How do you answer that? You don’t. You can’t. And I can’t now ask her if that knowledge stopped her marrying. I might if I were a doctor or an analyst but I’m only a distant cousin and biographer. ‘So you told Clara you already knew?’

She nods. It seems to be of no importance to her. She’d decided never to marry, no one would want her, so it hardly mattered. Born in 1953, she might have decided to have a child outside marriage but she evidently hadn’t. I’m stuck now, I don’t know what to ask, when she says, ‘Some of Clara’s stuff came to me when she died. Theo didn’t want it, they said, so I took it.’ She considers this. ‘Was that your dad?’

I nod. ‘Stuff?’

‘A couple of suitcases and a box with her clothes and some medical books and a lot of old photos.’

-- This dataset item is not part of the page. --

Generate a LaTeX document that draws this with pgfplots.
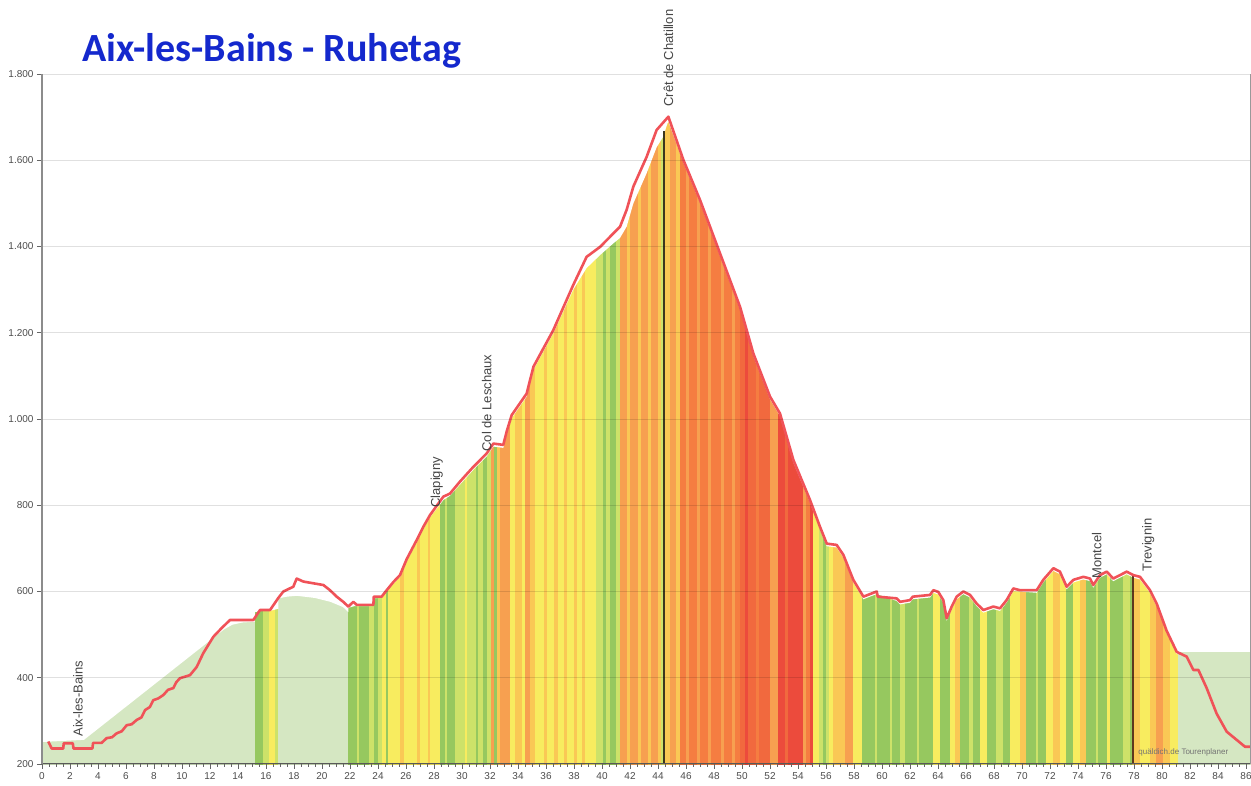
\documentclass[border=0pt]{standalone}
\usepackage{pgfplots}
\pgfplotsset{compat=1.18}
\usepackage{fontspec}
\setmainfont{Liberation Sans}
\newfontfamily\carlito{Carlito}
\definecolor{titleblue}{RGB}{20,40,205}
\definecolor{profred}{RGB}{240,82,88}
\definecolor{labgray}{RGB}{70,70,70}
\begin{document}
\begin{tikzpicture}
\useasboundingbox (0,0) rectangle (1251pt,786pt);
\begin{axis}[
  at={(42pt,22pt)}, anchor=south west,
  scale only axis, width=1208pt, height=690pt,
  xmin=0, xmax=86.286, ymin=200, ymax=1800,
  axis lines*=left, axis on top, clip=false,
  xtick={0,2,...,86}, minor x tick num=3,
  ytick={200,400,...,1800},
  ymajorgrids, major grid style={black, opacity=0.12, line width=0.8pt},
  tick align=outside, major tick length=5pt, minor tick length=3pt,
  tick style={black!60, line width=0.8pt},
  x axis line style={black!65, line width=1pt},
  y axis line style={black!45, line width=1.6pt},
  tick label style={font=\fontsize{10}{10}\selectfont, text=black!70},
  /pgf/number format/1000 sep={.},
  /pgf/number format/assume math mode=true,
  colormap={qd}{rgb255=(213,231,194) rgb255=(150,200,95) rgb255=(205,226,105) rgb255=(248,236,95) rgb255=(250,200,85) rgb255=(247,160,80) rgb255=(245,125,65) rgb255=(236,75,60) rgb255=(241,105,62)},
  colormap access=direct,
]
% gradient strips (class per interval starting at x)
\addplot[surf, shader=flat corner, mesh/ordering=y varies, mesh/rows=2, point meta=explicit] coordinates {
(0,200)[0] (0,1800)[0]
(15.21,200)[1] (15.21,1800)[1]
(15.81,200)[2] (15.81,1800)[2]
(16.24,200)[3] (16.24,1800)[3]
(16.64,200)[2] (16.64,1800)[2]
(16.88,200)[0] (16.88,1800)[0]
(21.88,200)[1] (21.88,1800)[1]
(22.5,200)[2] (22.5,1800)[2]
(22.65,200)[1] (22.65,1800)[1]
(23.4,200)[2] (23.4,1800)[2]
(23.7,200)[1] (23.7,1800)[1]
(24.0,200)[2] (24.0,1800)[2]
(24.3,200)[3] (24.3,1800)[3]
(24.6,200)[1] (24.6,1800)[1]
(24.75,200)[3] (24.75,1800)[3]
(25.6,200)[4] (25.6,1800)[4]
(25.85,200)[3] (25.85,1800)[3]
(26.8,200)[4] (26.8,1800)[4]
(27.0,200)[3] (27.0,1800)[3]
(27.6,200)[4] (27.6,1800)[4]
(27.75,200)[3] (27.75,1800)[3]
(28.43,200)[1] (28.43,1800)[1]
(28.8,200)[2] (28.8,1800)[2]
(28.95,200)[1] (28.95,1800)[1]
(29.5,200)[2] (29.5,1800)[2]
(30.2,200)[3] (30.2,1800)[3]
(30.35,200)[2] (30.35,1800)[2]
(31.0,200)[1] (31.0,1800)[1]
(31.15,200)[2] (31.15,1800)[2]
(31.52,200)[1] (31.52,1800)[1]
(31.8,200)[2] (31.8,1800)[2]
(32.12,200)[5] (32.12,1800)[5]
(32.3,200)[1] (32.3,1800)[1]
(32.5,200)[4] (32.5,1800)[4]
(32.71,200)[5] (32.71,1800)[5]
(33.43,200)[3] (33.43,1800)[3]
(33.79,200)[4] (33.79,1800)[4]
(34.3,200)[3] (34.3,1800)[3]
(34.5,200)[5] (34.5,1800)[5]
(34.86,200)[4] (34.86,1800)[4]
(35.2,200)[3] (35.2,1800)[3]
(35.9,200)[4] (35.9,1800)[4]
(36.1,200)[3] (36.1,1800)[3]
(36.6,200)[4] (36.6,1800)[4]
(36.9,200)[3] (36.9,1800)[3]
(37.3,200)[4] (37.3,1800)[4]
(37.5,200)[3] (37.5,1800)[3]
(38.0,200)[4] (38.0,1800)[4]
(38.2,200)[3] (38.2,1800)[3]
(38.6,200)[4] (38.6,1800)[4]
(38.8,200)[3] (38.8,1800)[3]
(39.6,200)[2] (39.6,1800)[2]
(40.1,200)[1] (40.1,1800)[1]
(40.3,200)[2] (40.3,1800)[2]
(40.6,200)[1] (40.6,1800)[1]
(41.0,200)[2] (41.0,1800)[2]
(41.29,200)[5] (41.29,1800)[5]
(41.8,200)[4] (41.8,1800)[4]
(42.0,200)[5] (42.0,1800)[5]
(42.6,200)[4] (42.6,1800)[4]
(42.8,200)[5] (42.8,1800)[5]
(43.3,200)[4] (43.3,1800)[4]
(43.5,200)[5] (43.5,1800)[5]
(44.0,200)[4] (44.0,1800)[4]
(44.2,200)[2] (44.2,1800)[2]
(44.45,200)[4] (44.45,1800)[4]
(44.9,200)[5] (44.9,1800)[5]
(45.3,200)[4] (45.3,1800)[4]
(45.57,200)[6] (45.57,1800)[6]
(46.0,200)[5] (46.0,1800)[5]
(46.2,200)[6] (46.2,1800)[6]
(46.8,200)[5] (46.8,1800)[5]
(47.0,200)[6] (47.0,1800)[6]
(47.6,200)[5] (47.6,1800)[5]
(47.8,200)[6] (47.8,1800)[6]
(48.5,200)[5] (48.5,1800)[5]
(48.7,200)[6] (48.7,1800)[6]
(49.3,200)[5] (49.3,1800)[5]
(49.5,200)[6] (49.5,1800)[6]
(49.86,200)[8] (49.86,1800)[8]
(50.2,200)[7] (50.2,1800)[7]
(50.45,200)[8] (50.45,1800)[8]
(51.0,200)[6] (51.0,1800)[6]
(51.2,200)[8] (51.2,1800)[8]
(52.0,200)[5] (52.0,1800)[5]
(52.6,200)[7] (52.6,1800)[7]
(53.1,200)[8] (53.1,1800)[8]
(53.3,200)[7] (53.3,1800)[7]
(54.38,200)[5] (54.38,1800)[5]
(54.6,200)[6] (54.6,1800)[6]
(54.86,200)[7] (54.86,1800)[7]
(55.1,200)[3] (55.1,1800)[3]
(55.5,200)[2] (55.5,1800)[2]
(55.81,200)[1] (55.81,1800)[1]
(56.0,200)[2] (56.0,1800)[2]
(56.2,200)[3] (56.2,1800)[3]
(56.52,200)[4] (56.52,1800)[4]
(57.36,200)[5] (57.36,1800)[5]
(57.95,200)[3] (57.95,1800)[3]
(58.55,200)[1] (58.55,1800)[1]
(59.5,200)[2] (59.5,1800)[2]
(59.65,200)[1] (59.65,1800)[1]
(60.6,200)[2] (60.6,1800)[2]
(60.72,200)[1] (60.72,1800)[1]
(61.29,200)[2] (61.29,1800)[2]
(61.64,200)[1] (61.64,1800)[1]
(62.5,200)[2] (62.5,1800)[2]
(62.65,200)[1] (62.65,1800)[1]
(63.67,200)[3] (63.67,1800)[3]
(64.14,200)[1] (64.14,1800)[1]
(64.86,200)[3] (64.86,1800)[3]
(65.21,200)[4] (65.21,1800)[4]
(65.57,200)[1] (65.57,1800)[1]
(66.2,200)[2] (66.2,1800)[2]
(66.5,200)[1] (66.5,1800)[1]
(67.0,200)[3] (67.0,1800)[3]
(67.48,200)[1] (67.48,1800)[1]
(68.19,200)[2] (68.19,1800)[2]
(68.67,200)[1] (68.67,1800)[1]
(69.14,200)[3] (69.14,1800)[3]
(69.86,200)[4] (69.86,1800)[4]
(70.33,200)[1] (70.33,1800)[1]
(71.0,200)[2] (71.0,1800)[2]
(71.15,200)[1] (71.15,1800)[1]
(71.76,200)[3] (71.76,1800)[3]
(72.24,200)[4] (72.24,1800)[4]
(72.71,200)[3] (72.71,1800)[3]
(73.19,200)[1] (73.19,1800)[1]
(73.67,200)[3] (73.67,1800)[3]
(74.14,200)[4] (74.14,1800)[4]
(74.62,200)[1] (74.62,1800)[1]
(75.3,200)[2] (75.3,1800)[2]
(75.45,200)[1] (75.45,1800)[1]
(76.05,200)[3] (76.05,1800)[3]
(76.29,200)[1] (76.29,1800)[1]
(77.24,200)[2] (77.24,1800)[2]
(77.71,200)[1] (77.71,1800)[1]
(77.9,200)[4] (77.9,1800)[4]
(78.43,200)[3] (78.43,1800)[3]
(79.14,200)[4] (79.14,1800)[4]
(79.62,200)[5] (79.62,1800)[5]
(80.1,200)[4] (80.1,1800)[4]
(80.57,200)[3] (80.57,1800)[3]
(81.17,200)[0] (81.17,1800)[0]
(86.286,200)[0] (86.286,1800)[0]
};
% white above the filled profile
\addplot[fill=white, draw=none] coordinates {
(0,1800) (0,251) (3.0,256) (13.0,512) (13.6,523) (14.3,528) (15.21,530) (15.21,552) (15.6,555) (16.3,555) (16.88,560) (16.88,584) (17.5,588) (18.2,590) (19.5,585) (20.6,576) (21.5,564) (21.88,552) (21.88,562) (22.3,566) (23.6,566) (23.7,584) (24.3,586) (24.6,600) (25.1,618) (25.6,635) (26.05,670) (26.76,714) (27.24,745) (27.71,772) (28.67,812) (29.14,822) (29.86,848) (30.81,882) (31.76,913) (32.24,936) (32.95,933) (33.19,964) (33.55,1002) (34.62,1052) (35.1,1114) (36.52,1199) (37.95,1300) (38.9,1350) (39.86,1380) (40.8,1407) (41.29,1420) (41.76,1446) (42.24,1500) (43.19,1570) (43.9,1630) (44.38,1655) (44.62,1680) (44.74,1690) (45.81,1595) (47.0,1502) (48.43,1378) (49.86,1254) (50.81,1146) (52.0,1046) (52.71,1007) (53.67,899) (54.86,806) (55.57,744) (56.05,705) (56.76,702) (57.24,679) (57.95,621) (58.67,582) (59.62,594) (61.05,578) (61.29,570) (62.0,574) (62.2,582) (63.43,586) (63.67,597) (64.02,593) (64.38,574) (64.62,532) (64.98,559) (65.33,582) (65.81,594) (66.29,586) (66.76,566) (67.24,551) (67.95,559) (68.43,555) (68.9,574) (69.38,601) (71.05,597) (71.52,621) (72.24,648) (72.71,640) (73.19,605) (73.67,621) (74.38,628) (74.86,624) (75.09,609) (75.57,632) (76.05,640) (76.52,624) (77.48,640) (77.95,632) (78.43,628) (79.14,597) (79.62,566) (80.33,505) (81.05,455) (81.17,455) (81.17,460) (86.286,460) (86.286,1800)
};
% waypoint lines
\addplot[draw={rgb,255:red,60;green,55;blue,30}, line width=2pt] coordinates {(44.4,200) (44.4,1668)};
\addplot[draw={rgb,255:red,95;green,55;blue,30}, line width=2pt] coordinates {(77.9,200) (77.9,636)};
% elevation profile
\addplot[draw=profred, line width=2.6pt, line join=round] coordinates {
(0.45,252) (0.69,236) (1.52,236) (1.55,248) (2.2,248) (2.25,236) (3.6,236) (3.65,249) (4.26,249) (4.62,260) (5.0,262) (5.33,271) (5.7,276) (6.05,290) (6.4,292) (6.76,302) (7.1,308) (7.36,325) (7.7,332) (7.95,348) (8.3,352) (8.67,360) (9.0,372) (9.38,376) (9.6,390) (9.86,399) (10.57,406) (11.05,425) (11.52,457) (12.24,495) (12.83,515) (13.43,534) (15.1,534) (15.57,557) (16.29,557) (16.88,585) (17.24,600) (17.95,611) (18.19,630) (18.67,623) (20.1,615) (20.57,603) (21.05,588) (21.52,576) (21.88,565) (22.24,576) (22.48,569) (23.67,569) (23.7,588) (24.26,588) (24.62,603) (25.1,622) (25.57,638) (26.05,675) (26.76,719) (27.24,750) (27.71,777) (28.67,820) (29.14,827) (29.86,855) (30.81,889) (31.76,920) (32.24,943) (32.95,940) (33.19,971) (33.55,1009) (34.62,1059) (35.1,1121) (36.52,1206) (37.95,1311) (38.9,1376) (39.86,1399) (41.29,1446) (41.76,1485) (42.24,1539) (43.19,1608) (43.9,1670) (44.74,1701) (45.81,1601) (47.0,1508) (48.43,1384) (49.86,1260) (50.81,1152) (52.0,1052) (52.71,1013) (53.67,905) (54.86,812) (55.57,750) (56.05,711) (56.76,708) (57.24,685) (57.95,627) (58.67,588) (59.62,600) (59.7,588) (61.05,584) (61.29,576) (62.0,580) (62.2,588) (63.43,592) (63.67,603) (64.02,599) (64.38,580) (64.62,538) (64.98,565) (65.33,588) (65.81,600) (66.29,592) (66.76,572) (67.24,557) (67.95,565) (68.43,561) (68.9,580) (69.38,607) (69.86,603) (71.05,603) (71.52,627) (72.24,654) (72.71,646) (73.19,611) (73.67,627) (74.38,634) (74.86,630) (75.09,615) (75.57,638) (76.05,646) (76.52,630) (77.48,646) (77.95,638) (78.43,634) (79.14,603) (79.62,572) (80.33,509) (81.05,460) (81.76,449) (82.24,418) (82.6,418) (83.19,376) (83.9,317) (84.62,275) (85.33,256) (85.93,240) (86.286,240)
};
% right axis line
\draw[black!40, line width=1pt] (axis cs:86.286,200) -- (axis cs:86.286,1800);
% waypoint labels
\begin{scope}[every node/.style={rotate=90, anchor=west, inner sep=0pt, text=labgray, font=\fontsize{13}{13}\selectfont}]
\node at (axis cs:2.57,263) {Aix-les-Bains};
\node at (axis cs:28.19,794) {Clapigny};
\node at (axis cs:31.76,924) {Col de Leschaux};
\node at (axis cs:44.74,1724) {Crêt de Chatillon};
\node at (axis cs:75.33,630) {Montcel};
\node at (axis cs:79.02,646) {Trevignin};
\end{scope}
\node[anchor=west, inner sep=0pt, text=black!55, font=\fontsize{8}{8}\selectfont] at (axis cs:78.3,226) {quäldich.de Tourenplaner};
\end{axis}
\node[anchor=base west, inner sep=0pt, text=titleblue, font=\carlito\bfseries\fontsize{40}{40}\selectfont] at (82pt,724pt) {Aix-les-Bains - Ruhetag};
\end{tikzpicture}
\end{document}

So that’s what a life comes to after it’s been lived for nearly a hundred years, a few clothes and books and photographs.

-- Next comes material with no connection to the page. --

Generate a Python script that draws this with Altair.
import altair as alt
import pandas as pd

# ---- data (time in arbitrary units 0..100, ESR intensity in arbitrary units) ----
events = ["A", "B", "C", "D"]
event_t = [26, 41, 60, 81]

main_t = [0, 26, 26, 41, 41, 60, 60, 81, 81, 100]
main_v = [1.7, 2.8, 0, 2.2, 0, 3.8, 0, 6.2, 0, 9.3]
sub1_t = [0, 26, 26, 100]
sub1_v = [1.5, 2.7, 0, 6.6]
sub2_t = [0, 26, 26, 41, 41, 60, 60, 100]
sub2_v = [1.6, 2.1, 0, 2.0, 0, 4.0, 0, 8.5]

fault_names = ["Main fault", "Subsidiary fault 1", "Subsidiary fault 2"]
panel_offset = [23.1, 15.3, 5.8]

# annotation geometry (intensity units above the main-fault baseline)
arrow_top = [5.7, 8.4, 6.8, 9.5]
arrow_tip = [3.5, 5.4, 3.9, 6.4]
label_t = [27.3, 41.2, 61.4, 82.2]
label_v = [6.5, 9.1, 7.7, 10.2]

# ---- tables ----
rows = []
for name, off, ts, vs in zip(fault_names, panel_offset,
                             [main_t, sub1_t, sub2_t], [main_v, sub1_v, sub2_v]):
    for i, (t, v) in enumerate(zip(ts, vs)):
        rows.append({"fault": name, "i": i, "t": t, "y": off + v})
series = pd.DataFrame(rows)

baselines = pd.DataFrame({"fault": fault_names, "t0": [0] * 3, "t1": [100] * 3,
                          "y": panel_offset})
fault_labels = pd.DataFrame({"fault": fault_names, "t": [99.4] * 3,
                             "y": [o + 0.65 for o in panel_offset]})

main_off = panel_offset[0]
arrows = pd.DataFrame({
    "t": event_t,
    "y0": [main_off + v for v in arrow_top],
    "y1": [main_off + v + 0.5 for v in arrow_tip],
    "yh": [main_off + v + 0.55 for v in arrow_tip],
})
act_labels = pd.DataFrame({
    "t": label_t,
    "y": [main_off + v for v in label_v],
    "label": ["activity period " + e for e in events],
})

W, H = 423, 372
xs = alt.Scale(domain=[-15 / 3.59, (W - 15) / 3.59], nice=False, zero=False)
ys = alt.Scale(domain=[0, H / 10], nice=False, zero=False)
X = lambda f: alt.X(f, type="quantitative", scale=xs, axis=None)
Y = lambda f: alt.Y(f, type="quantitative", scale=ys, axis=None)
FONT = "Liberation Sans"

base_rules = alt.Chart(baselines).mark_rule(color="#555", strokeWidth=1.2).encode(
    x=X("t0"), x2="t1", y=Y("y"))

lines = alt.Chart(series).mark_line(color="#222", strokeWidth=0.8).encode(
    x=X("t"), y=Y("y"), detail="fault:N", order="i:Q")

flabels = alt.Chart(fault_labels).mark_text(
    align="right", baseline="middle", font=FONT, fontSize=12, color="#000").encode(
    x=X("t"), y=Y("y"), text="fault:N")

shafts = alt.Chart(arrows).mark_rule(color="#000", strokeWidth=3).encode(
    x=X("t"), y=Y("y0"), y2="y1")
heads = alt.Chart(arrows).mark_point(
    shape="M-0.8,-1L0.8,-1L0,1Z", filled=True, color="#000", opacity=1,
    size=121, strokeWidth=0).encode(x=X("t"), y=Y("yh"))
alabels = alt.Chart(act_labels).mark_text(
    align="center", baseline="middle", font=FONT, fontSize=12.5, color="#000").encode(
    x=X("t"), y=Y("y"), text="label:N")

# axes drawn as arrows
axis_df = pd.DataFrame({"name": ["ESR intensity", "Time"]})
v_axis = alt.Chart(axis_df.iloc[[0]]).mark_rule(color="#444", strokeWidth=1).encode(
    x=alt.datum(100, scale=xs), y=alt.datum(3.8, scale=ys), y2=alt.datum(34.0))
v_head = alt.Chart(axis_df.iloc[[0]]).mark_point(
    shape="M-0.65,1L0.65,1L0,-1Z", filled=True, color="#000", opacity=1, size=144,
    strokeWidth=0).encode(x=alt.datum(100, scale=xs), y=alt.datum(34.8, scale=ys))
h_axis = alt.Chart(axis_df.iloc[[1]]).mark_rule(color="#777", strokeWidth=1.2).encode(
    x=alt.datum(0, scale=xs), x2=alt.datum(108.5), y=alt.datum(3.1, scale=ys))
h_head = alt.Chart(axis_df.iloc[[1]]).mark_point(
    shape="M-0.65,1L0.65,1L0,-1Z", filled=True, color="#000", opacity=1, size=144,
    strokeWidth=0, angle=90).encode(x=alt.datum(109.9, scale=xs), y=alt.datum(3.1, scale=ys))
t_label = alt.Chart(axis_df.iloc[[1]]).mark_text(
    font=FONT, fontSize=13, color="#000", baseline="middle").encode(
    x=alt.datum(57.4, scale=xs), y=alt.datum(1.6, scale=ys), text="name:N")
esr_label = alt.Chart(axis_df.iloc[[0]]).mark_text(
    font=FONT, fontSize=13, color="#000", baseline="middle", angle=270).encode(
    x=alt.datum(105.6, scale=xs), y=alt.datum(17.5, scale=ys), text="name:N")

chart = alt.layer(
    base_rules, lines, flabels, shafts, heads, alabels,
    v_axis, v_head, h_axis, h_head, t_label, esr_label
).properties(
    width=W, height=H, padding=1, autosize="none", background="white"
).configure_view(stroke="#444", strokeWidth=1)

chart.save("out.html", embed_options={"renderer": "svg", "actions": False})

‘What sort of medical books?’

‘Not her dad’s. They were old but not that old. There was one about haemophilia and Queen Victoria and a medical dictionary. I don’t remember the others. I gave them to the church sale. Yes, and there were a couple of notebooks with black covers.’

My heart jumps. It isn’t possible, is it, that the missing notebook, the other one Henry wrote his essays in, the book that should naturally follow on from the one in my possession, that it should have turned up in these circumstances? I daren’t quite ask. I hedge. ‘They were Henry Nanther’s? Our great-grandfather’s?’

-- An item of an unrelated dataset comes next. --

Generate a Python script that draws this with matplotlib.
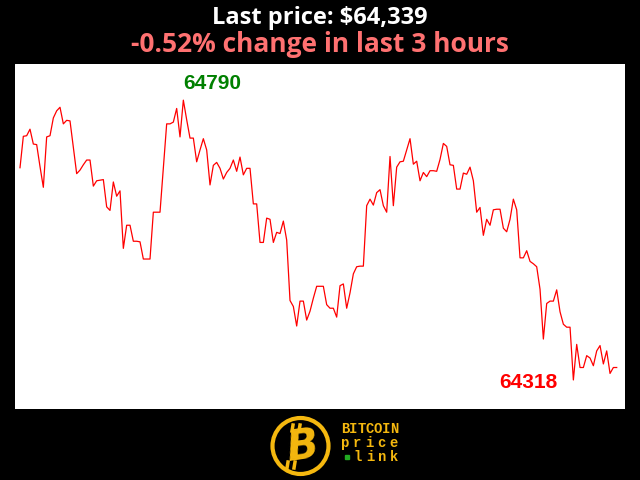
import numpy as np
import matplotlib.pyplot as plt
from matplotlib.patches import Circle

# BTC price, one value per minute over the last 3 hours
prices = [
    64676, 64729, 64730, 64741, 64716, 64715, 64678, 64643, 64728, 64730,
    64760, 64772, 64778, 64750, 64756, 64755, 64710, 64666, 64672, 64681,
    64689, 64689, 64645, 64654, 64655, 64656, 64610, 64604, 64652, 64628,
    64637, 64540, 64579, 64579, 64552, 64552, 64551, 64522, 64522, 64522,
    64601, 64601, 64601, 64676, 64750, 64750, 64753, 64776, 64728, 64790,
    64757, 64726, 64726, 64686, 64706, 64725, 64706, 64647, 64680, 64685,
    64675, 64657, 64668, 64675, 64689, 64670, 64694, 64664, 64675, 64675,
    64615, 64615, 64550, 64550, 64591, 64589, 64550, 64567, 64565, 64586,
    64554, 64452, 64442, 64409, 64451, 64451, 64419, 64434, 64456, 64476,
    64476, 64476, 64445, 64439, 64439, 64424, 64477, 64480, 64439, 64465,
    64497, 64509, 64510, 64510, 64612, 64623, 64613, 64634, 64639, 64612,
    64601, 64695, 64612, 64677, 64686, 64687, 64706, 64725, 64682, 64687,
    64654, 64668, 64661, 64671, 64671, 64670, 64690, 64717, 64712, 64681,
    64680, 64640, 64640, 64667, 64665, 64677, 64654, 64601, 64609, 64562,
    64589, 64579, 64605, 64606, 64606, 64574, 64568, 64589, 64623, 64605,
    64524, 64524, 64536, 64518, 64514, 64509, 64471, 64387, 64447, 64451,
    64451, 64470, 64433, 64412, 64407, 64407, 64318, 64378, 64339, 64339,
    64359, 64355, 64342, 64367, 64376, 64345, 64367, 64329, 64339, 64339,
]
hours = 3

prices = np.array(prices)
minutes = np.arange(len(prices))
last_price = prices[-1]
change = (prices[-1] - prices[0]) / prices[0] * 100
i_max = prices.argmax()
i_min = prices.argmin()

fig = plt.figure(figsize=(6.4, 4.8), dpi=100, facecolor='black')

# main chart
ax = fig.add_axes([15/640, 71/480, 610/640, 345/480])
ax.plot(minutes, prices, color='red', lw=0.9)
step = 596.7 / (len(prices) - 1)
ax.set_xlim(-5 / step, len(prices) - 1 + 8.3 / step)
ax.set_ylim(64269, 64851)
ax.axis('off')
ax.add_patch(plt.Rectangle((0, 0), 1, 1, transform=ax.transAxes,
                           color='white', zorder=-1))

ax.annotate(str(prices[i_max]), (minutes[i_max], prices[i_max]),
            xytext=(0, 8), textcoords='offset points', ha='left',
            va='baseline', color='green', fontsize=15, fontweight='bold',
            family='Liberation Sans')
ax.annotate(str(prices[i_min]), (minutes[i_min], prices[i_min]),
            xytext=(-11.5, -1.8), textcoords='offset points', ha='right',
            va='center', color='red', fontsize=15, fontweight='bold',
            family='Liberation Sans')

# titles
fig.text(0.5, 1 - 24/480, f'Last price: ${last_price:,}', ha='center',
         va='baseline', color='white', fontsize=17, fontweight='bold',
         family='Open Sans')
fig.text(0.5, 1 - 52/480, f'{change:.2f}% change in last {hours} hours',
         ha='center', va='baseline', color='#ff7171', fontsize=19,
         fontweight='bold', family='Open Sans')

# logo (pixel coordinates)
gold = '#f5b80f'
lg = fig.add_axes([0, 0, 1, 1], zorder=-2)
lg.set_xlim(0, 640)
lg.set_ylim(480, 0)
lg.axis('off')
lg.add_patch(Circle((300.5, 446), 28, fill=False, ec=gold, lw=3))
lg.text(302, 447, 'B', ha='center', va='center', color=gold, fontsize=30,
        fontweight='bold', style='italic', rotation=8)
lg.plot([293, 292], [425, 431], color=gold, lw=2.5)
lg.plot([300, 299], [425, 431], color=gold, lw=2.5)
lg.plot([288, 287], [462, 468], color=gold, lw=2.5)
lg.plot([295, 294], [462, 468], color=gold, lw=2.5)


def spaced(word, x0, x1, y, color=gold):
    xs = np.linspace(x0, x1, len(word))
    for ch, xc in zip(word, xs):
        lg.text(xc, y, ch, ha='center', va='center', color=color,
                fontsize=10, fontweight='bold', family='Liberation Mono')


spaced('BITCOIN', 345, 394, 429)
spaced('price', 345, 394, 443)
spaced('link', 358, 394, 457)
lg.plot(346.5, 457, 's', color='#22aa22', ms=3)

fig.savefig('out.png', dpi=100, facecolor='black')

‘I reckon. I never read them. The writing was too small.’

I go into the study and take the one I have off the dining table. She nods. ‘I sent that one to Theo’s widow.’ It’s my mother she means. My father had died soon after Clara. ‘It was no use to me,’ she says. ‘I was going to send back the other one but it got mislaid and when I found it my dad was reading it. He had to use a magnifying glass but I let him get on with it. He doesn’t have much to amuse him. Well, interest him, I suppose. He’s eighty and he’s not a well man.’

‘It didn’t come back to my mother.’

‘No. I couldn’t find it. Dad may have put it out for the recycling, this is only a few months ago. I’m sure it’s not in the flat. Is it important?’

My jumping heart has sunk. I shrug. ‘It could be. Too late now.’

She looks at her watch. ‘I’d better go. My hospital appointment’s at five and it’s half-four now. I could forward you the photos if you like.’

Why am I convinced of something I certainly wasn’t before, that Henry confided things to that notebook that he told no one and wrote down nowhere else? I find I’m shaking my head, which she takes as saying no to her offer. Why, I wonder, did Clara take the notebooks? Because medicine interested her so much while it meant nothing to the others? Or was there something in it she liked reading and re-reading because it reminded her of her father? But she hadn’t much liked him, surely. I say in a rather pathetic feeble sort of voice, ‘Do you think your father would remember what he read?’

‘Not very likely. He’s got very forgetful of late. I put flowers on the grave because he nagged me to do it, he made my life a misery, and then when I said I had he’d forgotten he ever asked me.’